New law demands that children’s meals drop soda in favor of water or unflavored milk
California is known for its aggressive regulatory posture when it comes to consumer health, and a recent bill that has been presented for Gov. Brown’s signature is no exception. The opening paragraphs of the bill are festooned with a litany of sobering facts: Skyrocketing obesity rates. The transference of childhood obesity to adult victims. Children getting 25 percent of their calories from fast food. And a list of illnesses associated with obesity, from type 2 diabetes to depression. The governor has until Sept. 30 to sign the law.

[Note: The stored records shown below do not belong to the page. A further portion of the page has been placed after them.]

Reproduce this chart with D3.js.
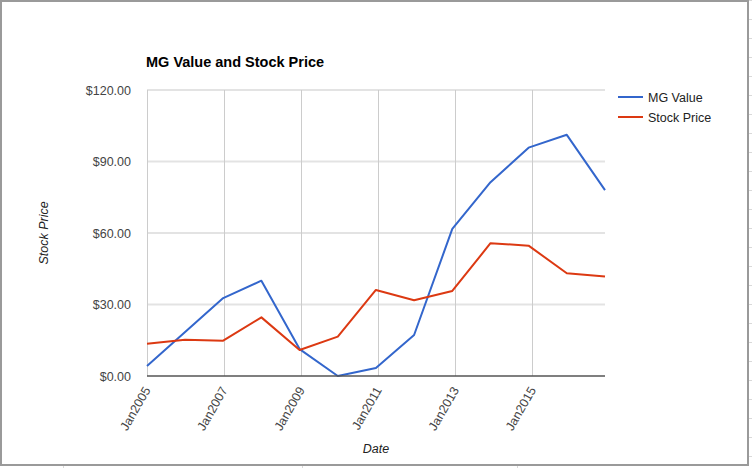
<!DOCTYPE html>
<html><head><meta charset="utf-8">
<script src="https://cdn.jsdelivr.net/npm/d3@7"></script>
<style>body{margin:0;background:#fff}svg{display:block}text{font-family:Arial,"Liberation Sans",sans-serif}</style>
</head><body>
<svg id="c" width="752" height="468"></svg>
<script>
const dates = ["2005-01-01","2005-12-28","2006-12-24","2007-12-21","2008-12-17","2009-12-14","2010-12-10","2011-12-07","2012-12-03","2013-11-30","2014-11-26","2015-11-23","2016-11-19"];
const mgValue = [4.2,18.5,32.7,40.0,11.3,0.0,3.4,17.2,61.7,81.3,95.8,101.2,78.0];
const stockPrice = [13.5,15.2,14.8,24.6,10.9,16.5,36.1,31.8,35.7,55.7,54.7,43.1,41.7];
const xTicks = ["2005-01-01","2007-01-01","2009-01-01","2011-01-01","2013-01-01","2015-01-01"];
const yTicks = [0,30,60,90,120];
const seriesNames = ["MG Value","Stock Price"];
const colors = ["#3366cc","#dc3912"];

const parse = d3.utcParse("%Y-%m-%d");
const dts = dates.map(parse);
const tks = xTicks.map(parse);

const svg = d3.select("#c");
// spreadsheet grid remnants outside the chart box
const g0 = svg.append("g").attr("stroke","#d9d9d9").attr("stroke-width",1);
[44,209,359,453].forEach(x=>g0.append("line").attr("x1",x+.5).attr("x2",x+.5).attr("y1",0).attr("y2",1));
[63,302,517].forEach(x=>g0.append("line").attr("x1",x+.5).attr("x2",x+.5).attr("y1",466).attr("y2",468));
d3.range(0,468,19).forEach(y=>{
  g0.append("line").attr("x1",749).attr("x2",752).attr("y1",y+.5).attr("y2",y+.5);
});
[437,456].forEach(y=>g0.append("line").attr("x1",0).attr("x2",0.5).attr("y1",y+.5).attr("y2",y+.5));

svg.append("rect").attr("x",1).attr("y",1).attr("width",747).attr("height",464)
  .attr("fill","#fff").attr("stroke","#9a9a9a").attr("stroke-width",2);

const L=147,R=605,T=90,B=376;
const x = d3.scaleUtc().domain([dts[0],dts[dts.length-1]]).range([L,R]);
const y = d3.scaleLinear().domain([0,120]).range([B,T]);

// horizontal gridlines
svg.append("g").selectAll("line").data(yTicks.filter(d=>d>0)).join("line")
  .attr("x1",L).attr("x2",R).attr("y1",d=>y(d)).attr("y2",d=>y(d))
  .attr("stroke","#e3e3e3").attr("stroke-width",2);
// vertical gridlines
svg.append("g").selectAll("line").data(tks).join("line")
  .attr("x1",d=>Math.round(x(d))+.5).attr("x2",d=>Math.round(x(d))+.5).attr("y1",T).attr("y2",B)
  .attr("stroke","#cccccc").attr("stroke-width",1);

// y labels
svg.append("g").selectAll("text").data(yTicks).join("text")
  .attr("x",131).attr("y",d=>y(d)+4.5).attr("text-anchor","end")
  .attr("font-size","12.5px").attr("fill","#444").text(d=>"$"+d3.format(".2f")(d));

// x labels
svg.append("g").selectAll("text").data(tks).join("text")
  .attr("transform",d=>`translate(${x(d)+4},${B+14}) rotate(-60)`)
  .attr("text-anchor","end").attr("font-size","12.5px").attr("fill","#444").text(d=>d3.utcFormat("Jan%Y")(d));

// lines
const line = d3.line().x((d,i)=>x(dts[i])).y(d=>y(d));
[mgValue,stockPrice].forEach((s,k)=>{
  svg.append("path").datum(s).attr("d",line).attr("fill","none")
    .attr("stroke",colors[k]).attr("stroke-width",2).attr("stroke-linejoin","round");
});

// baseline
svg.append("line").attr("x1",L).attr("x2",R).attr("y1",B).attr("y2",B)
  .attr("stroke","#555").attr("stroke-width",1.5);

// title
svg.append("text").attr("x",146).attr("y",67).attr("font-size","14.5px").attr("font-weight","bold")
  .attr("fill","#000").text("MG Value and Stock Price");

// axis titles
svg.append("text").attr("x",(L+R)/2).attr("y",453).attr("text-anchor","middle")
  .attr("font-size","12.5px").attr("font-style","italic").attr("fill","#222").text("Date");
svg.append("text").attr("transform","translate(48,233) rotate(-90)").attr("text-anchor","middle")
  .attr("font-size","12.5px").attr("font-style","italic").attr("fill","#222").text("Stock Price");

// legend
seriesNames.forEach((n,k)=>{
  const yy=97+k*20;
  svg.append("line").attr("x1",618).attr("x2",643).attr("y1",yy).attr("y2",yy)
    .attr("stroke",colors[k]).attr("stroke-width",2);
  svg.append("text").attr("x",648).attr("y",yy+4.5).attr("font-size","12.5px").attr("fill","#222").text(n);
});
</script>
</body></html>
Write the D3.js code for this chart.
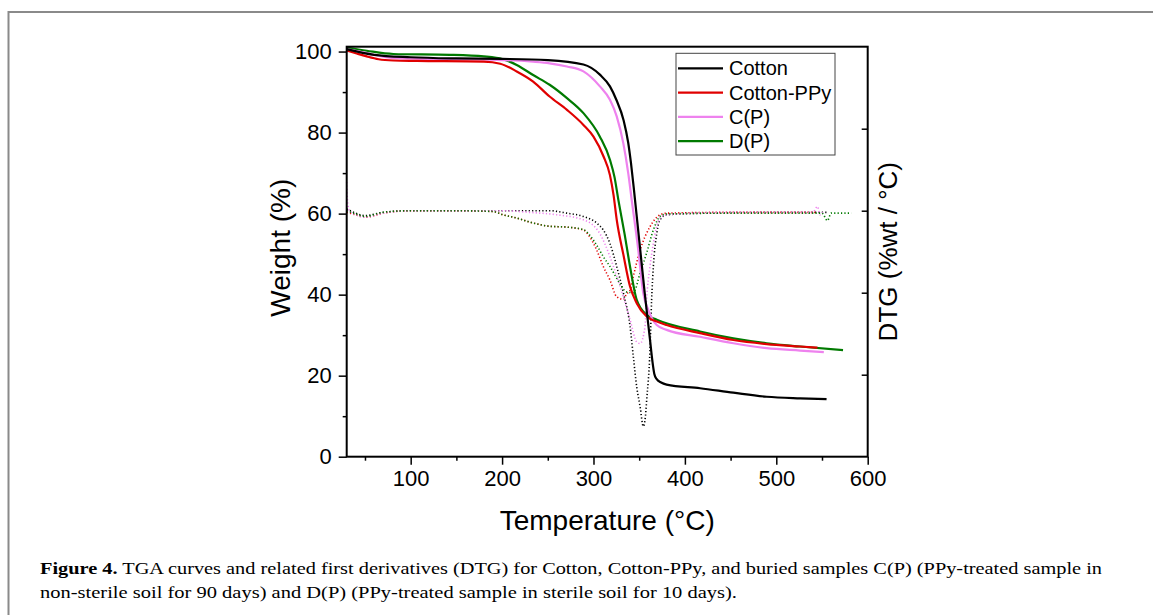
<!DOCTYPE html>
<html><head><meta charset="utf-8">
<script src="https://cdn.jsdelivr.net/npm/d3@7"></script>
<style>
html,body{margin:0;padding:0;background:#fff;}
svg{display:block;}
</style></head>
<body>
<script>
// ---- data ----
const seriesNames = ["Cotton", "Cotton-PPy", "C(P)", "D(P)"];
const seriesColors = ["#000000", "#e00000", "#ee82ee", "#007a00"];
const xTicks = [100, 200, 300, 400, 500, 600];
const yTicks = [0, 20, 40, 60, 80, 100];

// TGA: [temperature °C, weight %]
const tgaCotton = [[30,100.6],[60,99.2],[100,98.6],[150,98.3],[200,98.2],[250,97.9],[289,96.8],[307,94.3],[318,91.4],[325,88.1],[333,83],[338,77.5],[341,72.5],[344,66.5],[347,60],[350,53.5],[353,47],[356,40.5],[359,34.5],[362,28.5],[364.5,23.5],[366.5,20.5],[369,19.2],[374,18.3],[380,17.8],[416.6,16.9],[453,15.8],[489.5,14.8],[526,14.4],[555,14.2]];
const tgaCottonPPy = [[30,100.3],[40,99.6],[52,98.8],[65,98.1],[81,97.8],[107,97.7],[180,97.5],[198,97.0],[216,95.1],[234,92.6],[252,88.9],[271,85.6],[289,81.9],[300,79],[311,74.1],[318,69.5],[322,64.5],[325.4,58.5],[332.6,50],[340,42],[347.3,37.9],[358.2,34.6],[370,33.3],[380,32.5],[416.6,30.5],[453,28.8],[489.5,27.8],[526,27.2],[545,26.9]];
const tgaCP = [[30,100.6],[52,99.6],[81,98.4],[143,98.1],[201,97.9],[234,97.5],[252,97.1],[271,96.3],[289,95.1],[307,91.4],[318,88.1],[325.4,84],[332.6,77.4],[338,70],[341.8,63.4],[349,51],[354.5,40.3],[360,36.2],[369.2,32.5],[380,31.3],[416.6,29.6],[453,28],[489.5,26.8],[526,26.2],[552,25.8]];
const tgaDP = [[30,101],[52,100.2],[81,99.4],[143,99.2],[180,98.8],[201,98.1],[216,96.7],[234,94.2],[252,91.8],[271,88.5],[289,84.8],[307,79],[318,73.3],[323,69],[327.2,63.4],[334,55],[340,46.9],[347.3,38.7],[358.2,35],[369.2,33.8],[416.6,30.9],[453,29.2],[489.5,28],[526,27.2],[573,26.3]];

// DTG: [temperature °C, %wt/°C]
const dtgCotton = [[30,0.02],[40,-0.03],[50,-0.06],[70,-0.02],[100,0.0],[150,0.0],[200,0.0],[252,0.0],[271,-0.03],[289,-0.07],[303.5,-0.15],[310.7,-0.235],[318,-0.4],[325.4,-0.68],[332.6,-1.0],[340,-1.41],[343.6,-1.78],[347.3,-2.15],[351,-2.39],[354.5,-2.63],[356.4,-2.55],[358.2,-2.31],[361.8,-1.7],[363.6,-1.09],[365.5,-0.68],[369.2,-0.28],[372.8,-0.11],[380,-0.05],[420,-0.03],[500,-0.02],[555,-0.02]];
const dtgCottonPPy = [[30,-0.02],[40,-0.05],[50,-0.08],[70,-0.03],[100,0.0],[150,0.0],[190,-0.01],[201,-0.05],[216,-0.09],[234,-0.15],[252,-0.19],[270.7,-0.2],[289,-0.235],[296,-0.32],[303.5,-0.48],[310.7,-0.68],[318,-0.845],[325.4,-1.05],[332.6,-1.08],[336,-1.02],[340,-0.97],[343.6,-0.8],[351,-0.48],[361.8,-0.195],[372.8,-0.05],[380,-0.03],[450,-0.02],[545,-0.02]];
const dtgCP = [[30,0.35],[31,0.1],[33,0.0],[40,-0.05],[50,-0.08],[70,-0.03],[100,0.0],[150,0.0],[200,0.0],[230,-0.02],[260,-0.05],[289,-0.11],[307,-0.28],[318,-0.56],[325.4,-0.8],[332.6,-1.05],[340,-1.33],[347.3,-1.6],[351,-1.62],[356.4,-1.41],[358,-1.09],[361.8,-0.68],[365.5,-0.4],[369,-0.195],[374.6,-0.07],[380,-0.05],[450,-0.02],[540,-0.02],[545,0.05],[548,-0.05],[552,0.0]];
const dtgDP = [[30,0.0],[40,-0.04],[50,-0.07],[70,-0.02],[100,0.0],[150,0.0],[190,-0.01],[201,-0.05],[216,-0.09],[234,-0.15],[252,-0.19],[270.7,-0.2],[289,-0.23],[296,-0.3],[303.5,-0.42],[310.7,-0.56],[318,-0.68],[329,-0.89],[336,-0.99],[343.6,-1.0],[351,-0.76],[358,-0.52],[365.5,-0.235],[372.8,-0.07],[380,-0.04],[450,-0.03],[550,-0.03],[556,-0.12],[560,-0.03],[582,-0.03]];

const tgaSeries = [tgaCotton, tgaCottonPPy, tgaCP, tgaDP];
const dtgSeries = [dtgCotton, dtgCottonPPy, dtgCP, dtgDP];

const captionBold = "Figure 4.";
const captionLine1 = " TGA curves and related first derivatives (DTG) for Cotton, Cotton-PPy, and buried samples C(P) (PPy-treated sample in";
const captionLine2 = "non-sterile soil for 90 days) and D(P) (PPy-treated sample in sterile soil for 10 days).";

// ---- drawing ----
const W = 1153, H = 615;
const svg = d3.select("body").append("svg").attr("width", W).attr("height", H);
const sans = "'Liberation Sans', Arial, Helvetica, sans-serif";

// figure frame (top and left gray rules)
svg.append("path").attr("d", `M8.5,${H} V12 H${W}`).attr("fill","none").attr("stroke","#8a8a8a").attr("stroke-width",2);

const L = 346.7, R = 867.7, T = 46.7, B = 456.7;
const x = d3.scaleLinear().domain([30, 600]).range([L, R]);
const y = d3.scaleLinear().domain([0, 101.2]).range([B, T]);
const y2 = d3.scaleLinear().domain([-3, 2]).range([B, T]);

const g = svg.append("g");

// curves
const lineT = d3.line().x(d => x(d[0])).y(d => y(d[1])).curve(d3.curveMonotoneX);
const lineD = d3.line().x(d => x(d[0])).y(d => y2(d[1])).curve(d3.curveMonotoneX);

dtgSeries.forEach((s, i) => {
  g.append("path").attr("d", lineD(s)).attr("fill","none")
    .attr("stroke", seriesColors[i]).attr("stroke-width",1.6)
    .attr("stroke-dasharray","1.2,2.2");
});
[3,2,1,0].forEach(i => {
  g.append("path").attr("d", lineT(tgaSeries[i])).attr("fill","none")
    .attr("stroke", seriesColors[i]).attr("stroke-width",2.2);
});

// axes
const axStyle = sel => {
  sel.selectAll(".domain").remove();
  sel.selectAll("line").attr("stroke","#000").attr("stroke-width",1.5);
  sel.selectAll("text").attr("font-family", sans).attr("font-size", 22).attr("fill","#000");
};
g.append("g").attr("transform",`translate(0,${B})`)
  .call(d3.axisBottom(x).tickValues(xTicks).tickSize(8).tickPadding(6).tickFormat(d3.format("d")))
  .call(axStyle);
g.append("g").attr("transform",`translate(0,${B})`)
  .call(d3.axisBottom(x).tickValues(xTicks.map(v => v - 50)).tickSize(4).tickFormat(""))
  .call(axStyle);
g.append("g").attr("transform",`translate(${L},0)`)
  .call(d3.axisLeft(y).tickValues(yTicks).tickSize(8).tickPadding(7).tickFormat(d3.format("d")))
  .call(axStyle);
g.append("g").attr("transform",`translate(${L},0)`)
  .call(d3.axisLeft(y).tickValues(yTicks.slice(1).map(v => v - 10)).tickSize(4).tickFormat(""))
  .call(axStyle);
g.append("g").attr("transform",`translate(${R},0)`)
  .call(d3.axisRight(y2).tickValues([-2,-1,0,1]).tickSize(-6).tickFormat(""))
  .call(axStyle);

// frame
g.append("rect").attr("x",L).attr("y",T).attr("width",R-L).attr("height",B-T)
  .attr("fill","none").attr("stroke","#000").attr("stroke-width",2);

// axis titles
svg.append("text").attr("x",(L+R)/2).attr("y",530).attr("text-anchor","middle")
  .attr("font-family",sans).attr("font-size",28).text("Temperature (°C)");
svg.append("text").attr("transform",`translate(290,${(T+B)/2 - 4}) rotate(-90)`).attr("text-anchor","middle")
  .attr("font-family",sans).attr("font-size",28).text("Weight (%)");
svg.append("text").attr("transform",`translate(897,${(T+B)/2}) rotate(-90)`).attr("text-anchor","middle")
  .attr("font-family",sans).attr("font-size",26).text("DTG (%wt / °C)");

// legend
const lg = svg.append("g");
lg.append("rect").attr("x",676).attr("y",53.3).attr("width",159).attr("height",101.7)
  .attr("fill","#fff").attr("stroke","#444").attr("stroke-width",1);
seriesNames.forEach((n, i) => {
  const yy = 68.3 + i * 24.3;
  lg.append("line").attr("x1",678).attr("x2",723).attr("y1",yy).attr("y2",yy)
    .attr("stroke",seriesColors[i]).attr("stroke-width",2.2);
  lg.append("text").attr("x",729).attr("y",yy).attr("dy","0.35em")
    .attr("font-family",sans).attr("font-size",20).text(n);
});

// caption
const serif = "'Liberation Serif', 'Times New Roman', serif";
const c1 = svg.append("text").attr("x",40).attr("y",574).attr("font-family",serif).attr("font-size",17)
  .attr("textLength",1062).attr("lengthAdjust","spacingAndGlyphs");
c1.append("tspan").attr("font-weight","bold").text(captionBold);
c1.append("tspan").text(captionLine1);
svg.append("text").attr("x",40).attr("y",598).attr("font-family",serif).attr("font-size",17)
  .attr("textLength",697).attr("lengthAdjust","spacingAndGlyphs").text(captionLine2);
</script>
</body></html>
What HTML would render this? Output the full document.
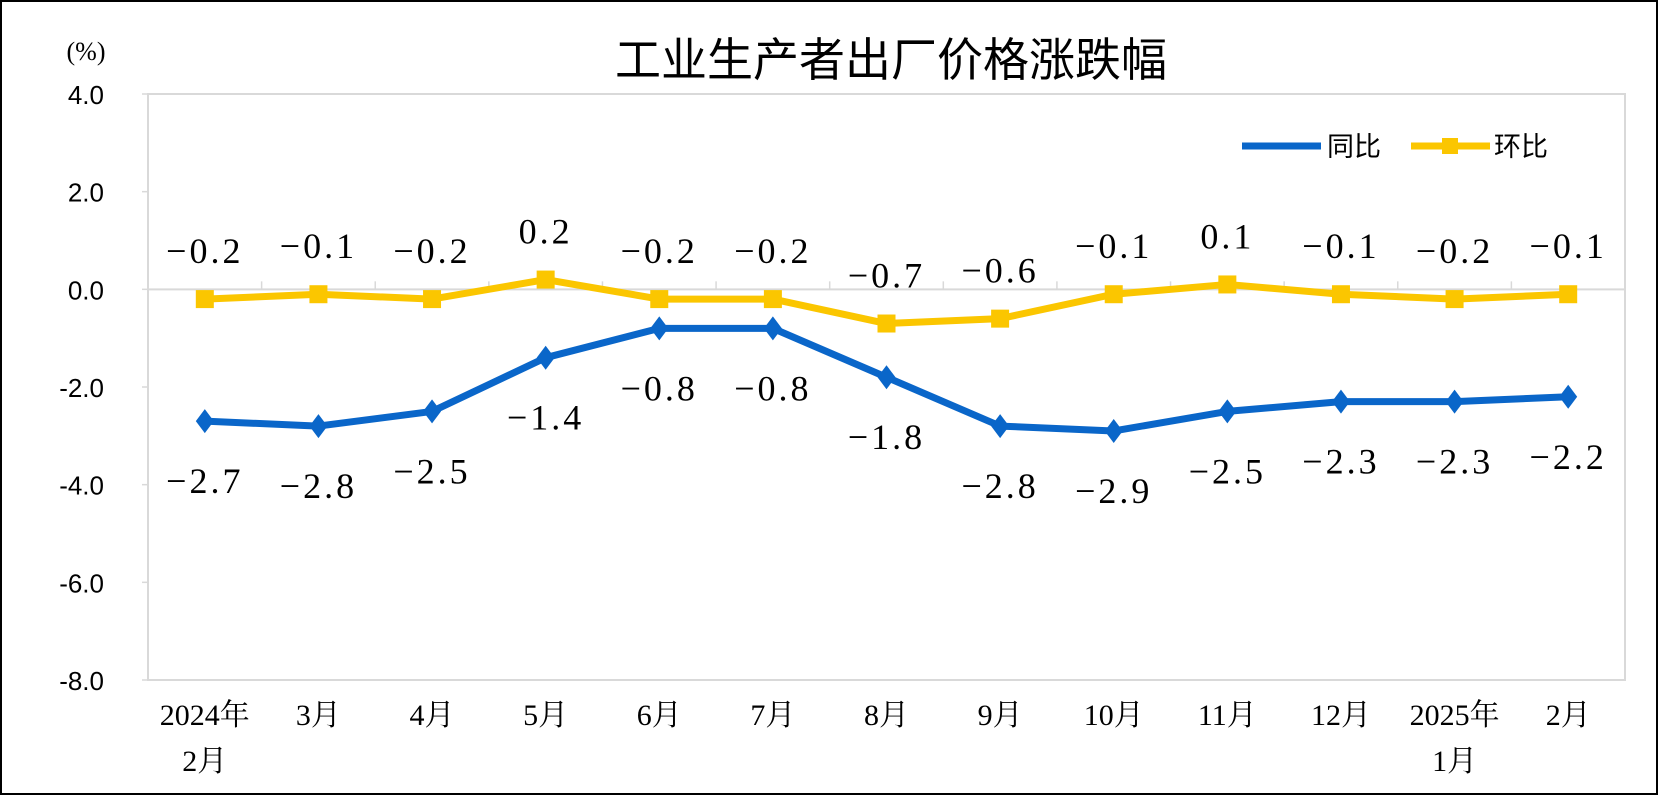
<!DOCTYPE html>
<html><head><meta charset="utf-8"><style>
html,body{margin:0;padding:0;background:#fff}
svg{display:block}
</style></head><body>
<svg id="c" width="1658" height="795" xmlns="http://www.w3.org/2000/svg">
<rect x="1" y="1" width="1656" height="793" fill="#fff" stroke="#000" stroke-width="2"/>
<text x="891" y="76" text-anchor="middle" font-family="'Liberation Sans','Noto Sans CJK SC',sans-serif" font-size="46" fill="#000">工业生产者出厂价格涨跌幅</text>
<text x="86" y="60" text-anchor="middle" font-family="'Liberation Serif',serif" font-size="26" fill="#000">(%)</text>
<rect x="148" y="94" width="1477" height="586" fill="none" stroke="#d9d9d9" stroke-width="2"/>
<g id="g"></g>
<g>
<line x1="1242" y1="146" x2="1321" y2="146" stroke="#0a66c9" stroke-width="7"/>
<text x="1327" y="156" font-family="'Liberation Sans','Noto Sans CJK SC',sans-serif" font-size="27">同比</text>
<line x1="1411" y1="146" x2="1490" y2="146" stroke="#fbc600" stroke-width="7"/>
<rect x="1442" y="138" width="16" height="16" fill="#fbc600"/>
<text x="1494" y="156" font-family="'Liberation Sans','Noto Sans CJK SC',sans-serif" font-size="27">环比</text>
</g>
</svg>
<script>
const categories=[["2024年","2月"],["3月"],["4月"],["5月"],["6月"],["7月"],["8月"],["9月"],["10月"],["11月"],["12月"],["2025年","1月"],["2月"]];
const yoy=[-2.7,-2.8,-2.5,-1.4,-0.8,-0.8,-1.8,-2.8,-2.9,-2.5,-2.3,-2.3,-2.2];
const mom=[-0.2,-0.1,-0.2,0.2,-0.2,-0.2,-0.7,-0.6,-0.1,0.1,-0.1,-0.2,-0.1];
const yTicks=[4,2,0,-2,-4,-6,-8];
const L=148,R=1625,T=94,B=680,yMax=4,yMin=-8;
const bw=(R-L)/categories.length;
const X=i=>L+bw*(i+0.5);
const Y=v=>T+(yMax-v)/(yMax-yMin)*(B-T);
const NS="http://www.w3.org/2000/svg";
const g=document.getElementById('g');
function mk(t,a,txt){const e=document.createElementNS(NS,t);for(const k in a)e.setAttribute(k,a[k]);if(txt!==undefined)e.textContent=txt;g.appendChild(e);return e;}
let z=mk('line',{x1:L,x2:R,y1:Y(0),y2:Y(0),stroke:'#d9d9d9','stroke-width':2});


for(let i=1;i<categories.length;i++){let t=mk('line',{x1:L+bw*i,x2:L+bw*i,y1:Y(0),y2:Y(0)-8,stroke:'#d9d9d9','stroke-width':1.5});

}
yTicks.forEach(v=>{let t=mk('text',{x:104,y:Y(v)+10,'text-anchor':'end','font-family':"'Liberation Sans',sans-serif",'font-size':26},v.toFixed(1));


let k=mk('line',{x1:L-6,x2:L,y1:Y(v),y2:Y(v),stroke:'#d9d9d9','stroke-width':1.5});

});
categories.forEach((c,i)=>{c.forEach((s,j)=>{let t=mk('text',{x:X(i),y:725+j*46,'text-anchor':'middle','font-family':"'Liberation Serif','Noto Serif CJK SC',serif",'font-size':30},s);

});});
function series(arr,color,name,marker,labOff){
 const d=arr.map((v,i)=>(i?'L':'M')+X(i)+','+Y(v)).join(' ');
 let p=mk('path',{d:d,fill:'none',stroke:color,'stroke-width':7,'stroke-linejoin':'round'});
 
 
 arr.forEach((v,i)=>{let m;
  if(marker==='sq'){m=mk('rect',{x:X(i)-9,y:Y(v)-9,width:18,height:18,fill:color});}
  else{const x=X(i),y=Y(v);m=mk('polygon',{points:`${x},${y-12} ${x+9},${y} ${x},${y+12} ${x-9},${y}`,fill:color});}
  
  
  let t=mk('text',{x:X(i),y:Y(v)+labOff,'text-anchor':'middle','font-family':"'Liberation Serif',serif",'font-size':36,'letter-spacing':'3'},v.toFixed(1).replace('-','−'));
  
  
 });
}
series(mom,'#fbc600','mom','sq',-36);
series(yoy,'#0a66c9','yoy','dia',72);
</script>
</body></html>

SB-1192, first introduced in February 2018, requires that any restaurant that offers children’s meals include only water with no added natural or artificial sweeteners or unflavored milk (including milk alternatives) as the default beverage in the meal. Additionally, in-store display boards and menus advertising children’s meals with beverages will need to list or display the new defaults. Consumers can request the usual soft drink if they wish, but if they don’t remember to do so, they’ll get the default.
Many restaurant chains had already made similar changes prior to the bill, and the penalties – a warning on the first incident, $250 on the second and $500 for each violation thereafter, with no more than one violation per inspection visit – may be too low to have as significant an impact as the bill’s drafters intended. Of course, this is California, so a violation of this law could be the basis for a class action under California Business and Professions Code 17200, which allows the violation of any other law to be the basis for an unfair practices claim under 17200.
Regardless of enforcement or potential class action litigation, as with many matters related to weight loss, it may be habit that will affect the most change. Assuming the governor signs the bill, California kids will automatically receive healthier beverages with their beloved special meals.